• [WHAT NEEDS TO BE DONE] Find and copy every line in the records that includes the string "this".

• [Dataset excerpt]
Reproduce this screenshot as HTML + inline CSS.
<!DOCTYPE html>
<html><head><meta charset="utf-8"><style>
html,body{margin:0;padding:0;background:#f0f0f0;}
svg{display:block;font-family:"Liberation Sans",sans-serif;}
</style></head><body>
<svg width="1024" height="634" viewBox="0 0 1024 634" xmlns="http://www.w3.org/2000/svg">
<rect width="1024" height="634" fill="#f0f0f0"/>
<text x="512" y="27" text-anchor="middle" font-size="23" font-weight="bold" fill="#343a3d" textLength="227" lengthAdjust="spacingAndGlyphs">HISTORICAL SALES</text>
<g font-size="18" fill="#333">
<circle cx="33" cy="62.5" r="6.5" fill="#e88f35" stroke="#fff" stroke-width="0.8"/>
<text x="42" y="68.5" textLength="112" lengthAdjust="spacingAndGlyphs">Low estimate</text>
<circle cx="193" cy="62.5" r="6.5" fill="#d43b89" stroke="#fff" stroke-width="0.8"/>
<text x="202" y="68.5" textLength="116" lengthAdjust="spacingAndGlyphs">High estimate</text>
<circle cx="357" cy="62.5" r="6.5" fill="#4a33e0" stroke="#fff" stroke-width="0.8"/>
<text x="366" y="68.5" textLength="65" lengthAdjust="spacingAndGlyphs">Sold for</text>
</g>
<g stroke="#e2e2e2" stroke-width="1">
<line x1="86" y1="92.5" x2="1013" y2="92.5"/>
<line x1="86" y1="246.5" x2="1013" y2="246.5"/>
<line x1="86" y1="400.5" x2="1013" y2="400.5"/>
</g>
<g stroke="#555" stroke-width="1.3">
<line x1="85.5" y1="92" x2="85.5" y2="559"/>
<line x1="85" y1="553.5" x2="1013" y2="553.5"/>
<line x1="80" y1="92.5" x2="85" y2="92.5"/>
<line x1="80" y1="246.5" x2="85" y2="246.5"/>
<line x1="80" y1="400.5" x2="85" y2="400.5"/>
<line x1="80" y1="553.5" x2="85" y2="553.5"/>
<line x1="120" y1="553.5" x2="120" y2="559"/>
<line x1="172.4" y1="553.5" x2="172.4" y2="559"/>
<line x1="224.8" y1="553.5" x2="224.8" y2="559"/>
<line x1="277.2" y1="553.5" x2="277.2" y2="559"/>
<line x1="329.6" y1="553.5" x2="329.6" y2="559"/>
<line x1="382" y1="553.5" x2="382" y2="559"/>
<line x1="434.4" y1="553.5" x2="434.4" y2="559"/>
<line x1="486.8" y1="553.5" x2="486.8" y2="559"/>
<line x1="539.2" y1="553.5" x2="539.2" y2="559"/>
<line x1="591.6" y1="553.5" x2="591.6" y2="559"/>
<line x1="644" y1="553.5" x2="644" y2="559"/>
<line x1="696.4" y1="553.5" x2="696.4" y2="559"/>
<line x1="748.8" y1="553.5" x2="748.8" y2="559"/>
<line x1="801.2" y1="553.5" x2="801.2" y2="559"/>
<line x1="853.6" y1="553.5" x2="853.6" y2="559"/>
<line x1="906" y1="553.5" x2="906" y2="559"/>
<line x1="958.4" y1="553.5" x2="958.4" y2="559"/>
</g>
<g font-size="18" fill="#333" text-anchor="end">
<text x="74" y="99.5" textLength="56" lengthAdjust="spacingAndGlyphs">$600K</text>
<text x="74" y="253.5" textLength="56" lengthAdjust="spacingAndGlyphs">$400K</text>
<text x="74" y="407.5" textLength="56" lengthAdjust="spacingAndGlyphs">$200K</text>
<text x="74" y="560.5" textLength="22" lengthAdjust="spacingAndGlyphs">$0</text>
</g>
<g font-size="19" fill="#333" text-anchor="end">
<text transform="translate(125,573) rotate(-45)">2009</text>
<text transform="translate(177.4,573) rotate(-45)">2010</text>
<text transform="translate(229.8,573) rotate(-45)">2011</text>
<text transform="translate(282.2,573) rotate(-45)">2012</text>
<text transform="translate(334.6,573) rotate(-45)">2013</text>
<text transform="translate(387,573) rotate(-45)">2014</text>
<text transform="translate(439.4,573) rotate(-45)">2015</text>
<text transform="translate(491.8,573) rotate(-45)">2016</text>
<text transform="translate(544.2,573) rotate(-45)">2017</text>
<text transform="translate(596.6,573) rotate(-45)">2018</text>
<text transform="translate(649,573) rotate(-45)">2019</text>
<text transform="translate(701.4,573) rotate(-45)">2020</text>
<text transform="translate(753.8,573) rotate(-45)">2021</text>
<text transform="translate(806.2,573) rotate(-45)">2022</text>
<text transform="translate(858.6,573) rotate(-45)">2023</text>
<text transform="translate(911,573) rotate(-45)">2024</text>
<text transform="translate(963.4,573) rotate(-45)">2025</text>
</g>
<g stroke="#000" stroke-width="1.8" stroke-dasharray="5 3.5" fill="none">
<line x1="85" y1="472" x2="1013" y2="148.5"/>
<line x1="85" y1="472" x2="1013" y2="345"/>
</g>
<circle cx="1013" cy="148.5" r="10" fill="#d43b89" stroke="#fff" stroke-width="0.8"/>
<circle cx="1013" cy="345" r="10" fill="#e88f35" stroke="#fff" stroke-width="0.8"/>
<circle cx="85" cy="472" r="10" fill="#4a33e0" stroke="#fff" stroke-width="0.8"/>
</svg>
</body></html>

* * *

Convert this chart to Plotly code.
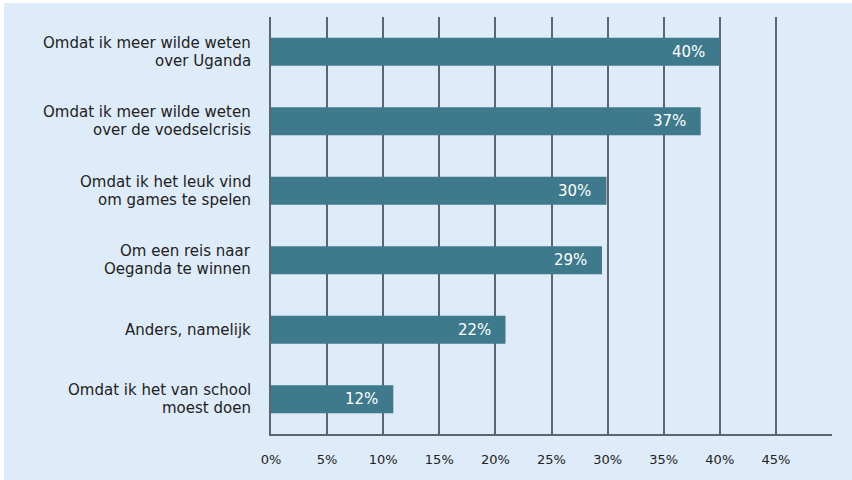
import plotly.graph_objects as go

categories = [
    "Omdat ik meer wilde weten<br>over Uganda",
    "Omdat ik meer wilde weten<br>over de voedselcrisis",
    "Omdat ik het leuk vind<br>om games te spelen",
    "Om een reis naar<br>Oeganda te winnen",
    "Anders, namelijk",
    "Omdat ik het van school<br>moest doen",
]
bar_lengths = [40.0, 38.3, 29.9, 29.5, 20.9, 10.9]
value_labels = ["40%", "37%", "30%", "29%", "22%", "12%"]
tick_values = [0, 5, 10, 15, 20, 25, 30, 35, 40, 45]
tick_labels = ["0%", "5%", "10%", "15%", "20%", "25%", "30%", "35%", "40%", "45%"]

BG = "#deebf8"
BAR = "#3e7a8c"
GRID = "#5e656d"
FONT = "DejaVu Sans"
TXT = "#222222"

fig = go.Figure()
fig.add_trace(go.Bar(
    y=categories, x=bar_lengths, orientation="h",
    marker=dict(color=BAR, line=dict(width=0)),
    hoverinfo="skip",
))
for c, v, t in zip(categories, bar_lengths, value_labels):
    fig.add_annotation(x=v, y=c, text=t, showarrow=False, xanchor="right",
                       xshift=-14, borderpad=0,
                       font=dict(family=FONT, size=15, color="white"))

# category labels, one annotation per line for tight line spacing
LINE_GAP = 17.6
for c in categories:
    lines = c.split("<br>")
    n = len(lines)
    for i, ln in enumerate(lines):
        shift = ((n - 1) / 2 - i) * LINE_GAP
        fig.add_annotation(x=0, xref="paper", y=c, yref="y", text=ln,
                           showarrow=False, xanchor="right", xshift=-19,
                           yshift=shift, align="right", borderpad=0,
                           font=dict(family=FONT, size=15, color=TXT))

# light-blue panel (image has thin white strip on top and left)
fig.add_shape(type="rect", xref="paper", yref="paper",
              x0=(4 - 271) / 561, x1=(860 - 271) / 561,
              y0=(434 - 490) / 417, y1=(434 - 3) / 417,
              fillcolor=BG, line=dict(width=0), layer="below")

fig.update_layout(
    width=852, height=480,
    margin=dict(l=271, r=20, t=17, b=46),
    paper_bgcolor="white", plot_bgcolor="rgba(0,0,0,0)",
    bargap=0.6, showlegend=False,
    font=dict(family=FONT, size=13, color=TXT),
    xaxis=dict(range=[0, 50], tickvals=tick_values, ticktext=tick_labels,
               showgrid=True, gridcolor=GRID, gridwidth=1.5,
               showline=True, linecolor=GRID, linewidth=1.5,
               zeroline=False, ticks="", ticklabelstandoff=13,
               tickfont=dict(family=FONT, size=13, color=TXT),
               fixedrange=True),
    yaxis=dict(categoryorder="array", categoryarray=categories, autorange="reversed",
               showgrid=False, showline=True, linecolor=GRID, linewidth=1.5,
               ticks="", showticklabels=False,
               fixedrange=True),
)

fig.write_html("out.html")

• [RESULT OF THE TASK]
Reproduce this screenshot as HTML + inline CSS.
Convert this chart to Plotly code.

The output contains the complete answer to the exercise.